New clinic brings specialists together

Prairie continues its tradition of excellence in heart care with the Prairie Heart and Vascular Institute Valve Clinic, the first multidisciplinary clinic of its kind in the metro-east. At the Prairie Valve Clinic, our expert cardiologists, heart surgeons and other cardiac care specialists work together to provide the highest quality of heart care to patients with complex valve disorders.

Some of these valve disorders include:

• Aortic stenosis-a condition which results from a buildup of calcified plaque on the aortic valve.

• Mitral stenosis-a condition which results from a buildup of calcified plaque on the mitral leaflets.

• Mitral regurgitation-a leaking of blood from the mitral valve leaflets back into the left atrium.

Occasionally, the earliest indication that something may be wrong with a heart valve is a physician hearing a heart murmur. Some heart murmurs can be present at birth and some can develop with age. Although a heart murmur isn’t really a disease, it can be indicative of an underlying heart or valve problem. Some murmurs are harmless and don’t require treatment. Other murmurs can indicate a problem with the heart muscle or a heart valve.
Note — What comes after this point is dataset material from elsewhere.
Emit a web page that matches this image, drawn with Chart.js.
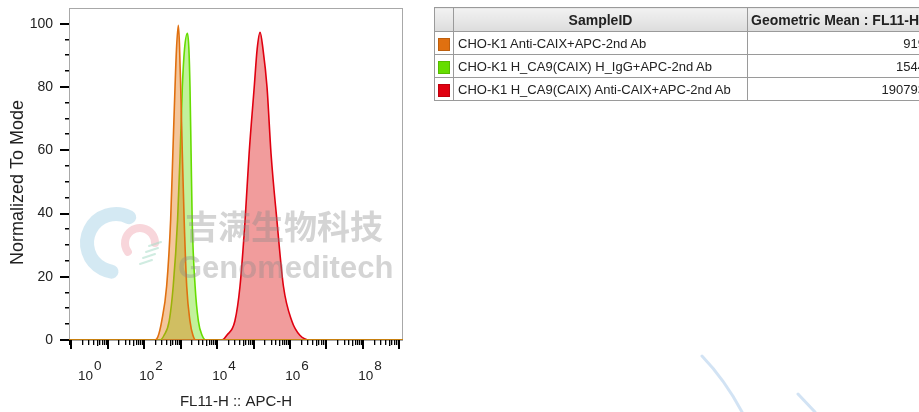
<!DOCTYPE html>
<html><head><meta charset="utf-8">
<script src="https://cdn.jsdelivr.net/npm/chart.js@4.4.1/dist/chart.umd.min.js"></script>
<style>
html,body{margin:0;padding:0;background:#fff;width:919px;height:412px;overflow:hidden;}
#wrap{position:relative;width:919px;height:412px;overflow:hidden;}
#c{position:absolute;left:0;top:0;}
#tbl{position:absolute;left:434px;top:7px;width:494px;border-collapse:collapse;font-family:"Liberation Sans",Arial,sans-serif;font-size:13px;color:#222;table-layout:fixed;}
#tbl td,#tbl th{border:1px solid #9a9a9a;padding:0 4px;white-space:nowrap;overflow:hidden;}
#tbl th{background:linear-gradient(#f2f2f2,#dcdcdc);font-weight:bold;height:23px;font-size:14px;}
#tbl td{height:22px;}
.sw{display:inline-block;width:12px;height:13px;vertical-align:middle;box-shadow:inset 0 0 0 1px rgba(0,0,0,0.15);}
</style></head>
<body>
<div id="wrap">
<canvas id="c" width="919" height="412"></canvas>
<table id="tbl"></table>
</div>
<script>
// ---- data (x positions in log10 decades of FL11-H :: APC-H, y = % of mode) ----
const sampleNames = ["CHO-K1 Anti-CAIX+APC-2nd Ab","CHO-K1 H_CA9(CAIX) H_IgG+APC-2nd Ab","CHO-K1 H_CA9(CAIX) Anti-CAIX+APC-2nd Ab"];
const geoMeans = ["919","1544","190793"];
const seriesColors = ["#E07010","#66DD00","#E00010"];
const seriesFills = ["rgba(228,118,20,0.42)","rgba(110,222,20,0.42)","rgba(222,20,20,0.42)"];

const orangeLog = [2.30,2.38,2.485,2.62,2.73,2.79,2.85,2.89,2.94,2.97,3.005,3.05,3.10,3.17,3.26,3.34,3.42];
const orangeVal = [0,1,6,17,38,59,80,92,99.5,94,80,59,38,17,6,1.5,0];
const greenLog = [2.44,2.55,2.69,2.80,2.92,2.99,3.05,3.11,3.19,3.23,3.26,3.29,3.32,3.40,3.49,3.59,3.70];
const greenVal = [0,1.5,6,17,38,59,80,92,97,92,80,59,38,17,6,1.5,0];
const redLog = [4.14,4.27,4.49,4.63,4.77,4.88,5.02,5.10,5.18,5.26,5.37,5.48,5.64,5.82,6.05,6.27,6.55];
const redVal = [0,1.5,6,17,38,59,80,92,97.3,92,80,59,38,17,6,1.5,0];

const yTickLabels = [0,20,40,60,80,100];
const xLabelDecades = [0,2,4,6,8];
const xMinLog = -0.055, xMaxLog = 9.096;
const yTitle = 'Normalized To Mode';

// ---- table ----
const tbl = document.getElementById('tbl');
let html = '<colgroup><col style="width:19px"><col style="width:294px"><col style="width:181px"></colgroup>';
html += '<tr><th></th><th style="text-align:center">SampleID</th><th style="text-align:left;padding-left:3px">Geometric Mean : FL11-H :: APC-H</th></tr>';
sampleNames.forEach((n,i)=>{
  html += '<tr><td style="padding:0 0 0 3px"><span class="sw" style="background:'+seriesColors[i]+'"></span></td><td>'+n+'</td><td style="text-align:right;padding-right:3px">'+geoMeans[i]+'</td></tr>';
});
tbl.innerHTML = html;

// ---- chart ----
function toPts(logs, vals){
  const pts = [{x:Math.pow(10,xMinLog), y:0}];
  logs.forEach((d,i)=>pts.push({x:Math.pow(10,d), y:vals[i]}));
  pts.push({x:Math.pow(10,xMaxLog), y:0});
  return pts;
}
const series = [toPts(orangeLog,orangeVal), toPts(greenLog,greenVal), toPts(redLog,redVal)];

const FONT = '"Liberation Sans", Arial, sans-serif';

const deco = {
  id:'deco',
  beforeDatasetsDraw(chart){
    const {ctx, chartArea:a} = chart;
    ctx.save();
    ctx.strokeStyle = '#a8a8a8'; ctx.lineWidth = 1;
    ctx.strokeRect(a.left+0.5, a.top+0.5, a.right-a.left-1, a.bottom-a.top);
    ctx.restore();
  },
  afterDatasetsDraw(chart){
    const {ctx, chartArea:a, scales:{x,y}} = chart;
    ctx.save();
    // watermark logo
    ctx.lineCap='round';
    ctx.strokeStyle='rgba(170,212,232,0.5)'; ctx.lineWidth=14;
    ctx.beginPath(); ctx.arc(116,243,29,-0.35*Math.PI,0.55*Math.PI,true); ctx.stroke();
    ctx.strokeStyle='rgba(240,165,175,0.45)'; ctx.lineWidth=8;
    ctx.beginPath(); ctx.arc(140,243,15,0.8*Math.PI,2.0*Math.PI,false); ctx.stroke();
    ctx.strokeStyle='rgba(170,220,200,0.55)'; ctx.lineWidth=2;
    for(let i=0;i<4;i++){ctx.beginPath();ctx.moveTo(140+i*3,264-i*6);ctx.lineTo(152+i*3,260-i*6);ctx.stroke();}
    // watermark text
    ctx.fillStyle='rgba(135,135,135,0.36)';
    ctx.textBaseline='alphabetic'; ctx.textAlign='left';
    ctx.font='bold 33px "Noto Sans CJK SC"';
    ctx.fillText('吉满生物科技',185,239);
    ctx.font='bold 31px '+FONT;
    ctx.fillText('Genomeditech',178,278);
    // faint corner strokes
    ctx.strokeStyle='rgba(195,218,240,0.75)'; ctx.lineWidth=3;
    ctx.beginPath(); ctx.moveTo(702,356); ctx.quadraticCurveTo(725,380,742,412); ctx.stroke();
    ctx.beginPath(); ctx.moveTo(798,394); ctx.lineTo(815,412); ctx.stroke();

    // y tick marks
    ctx.fillStyle='#000';
    for(let v=0; v<=100; v+=5){
      const py = Math.round(y.getPixelForValue(v));
      if (v%20===0) ctx.fillRect(a.left-9, py-1, 9, 2);
      else ctx.fillRect(a.left-4, py-1, 4, 1.5);
    }
    // x tick marks
    for(let k=-1;k<=9;k++){
      for(let m=1;m<=9;m++){
        const v = m*Math.pow(10,k);
        if (v < x.min*0.999 || v > x.max) continue;
        const px = Math.round(x.getPixelForValue(v));
        if (m===1) ctx.fillRect(px-1, a.bottom, 2, 9);
        else ctx.fillRect(px, a.bottom, 1.3, (m===5?6:5));
      }
    }
    // x labels 10^n
    ctx.fillStyle='#222';
    ctx.font='13.5px '+FONT;
    ctx.textAlign='left';
    xLabelDecades.forEach(k=>{
      const px = x.getPixelForValue(Math.pow(10,k));
      const w1 = ctx.measureText('10').width, w2 = ctx.measureText(String(k)).width;
      const tot = w1+1+w2;
      let start = px + 7 - tot/2;
      if (start < a.left + 9) start = a.left + 9;
      ctx.fillText('10', start, 380);
      ctx.fillText(String(k), start+w1+1, 370);
    });
    // y axis title
    ctx.save();
    ctx.translate(18, 182.5);
    ctx.rotate(-Math.PI/2);
    ctx.textAlign='center'; ctx.textBaseline='middle';
    ctx.font='18px '+FONT;
    ctx.fillText(yTitle, 0, 0);
    ctx.restore();
    ctx.restore();
  }
};

new Chart(document.getElementById('c'), {
  type:'line',
  data:{
    datasets: series.map((d,i)=>({
      label: sampleNames[i], data:d,
      borderColor: seriesColors[i], backgroundColor: seriesFills[i],
      borderWidth:1.6, pointRadius:0, fill:'origin',
      cubicInterpolationMode:'monotone'
    }))
  },
  options:{
    responsive:false, animation:false,
    layout:{padding:{left:0, top:8, right:516, bottom:0}},
    plugins:{legend:{display:false}, tooltip:{enabled:false}},
    scales:{
      x:{
        type:'logarithmic', min:Math.pow(10,xMinLog), max:Math.pow(10,xMaxLog),
        grid:{display:false, drawTicks:false}, border:{display:false},
        ticks:{display:false},
        title:{display:true, text:'FL11-H :: APC-H', color:'#222', font:{family:FONT, size:15}, padding:{top:0,bottom:1}},
        afterFit(s){ s.height = 72; s.paddingLeft = 0; s.paddingRight = 0; }
      },
      y:{
        min:0, max:105,
        grid:{display:false, drawTicks:false}, border:{display:false},
        ticks:{stepSize:20, includeBounds:false, color:'#222', font:{family:FONT, size:14}, padding:16,
          callback:(v)=> yTickLabels.includes(v) ? String(v) : ''},
        title:{display:false},
        afterFit(s){ s.width = 69; s.paddingTop = 0; s.paddingBottom = 0; }
      }
    }
  },
  plugins:[deco]
});
</script>
</body></html>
Other signs that may suggest a person has a problem with a heart valve are shortness of breath, swelling or sudden weight gain, chronic cough, chest pain, dizziness or even fainting.

The heart of the Valve Clinic is our team’s collaborative-care philosophy, which promotes building strong relationships between the patients’ own referring physicians and our Valve Clinic team. The Valve Clinic team works closely with referring physicians in the clinical decision- making and treatment plans to ensure a smooth transition for all patients as they return to the care of their own physicians.

The Prairie Valve Clinic offers access to a compliment of heart valve specialists who work together to ensure that each patient receives the best care possible. These specialists, combined with industry-leading technology, provide complete diagnosis and treatment for patients with valvular heart disease. Treatments include lifestyle changes that can help to ease the symptoms of minor heart valve problems, medications that can delay the need for intervention, open- heart surgery and even the latest minimally invasive techniques such as TAVR (transcatheter aortic valve replacement) and MitraClip.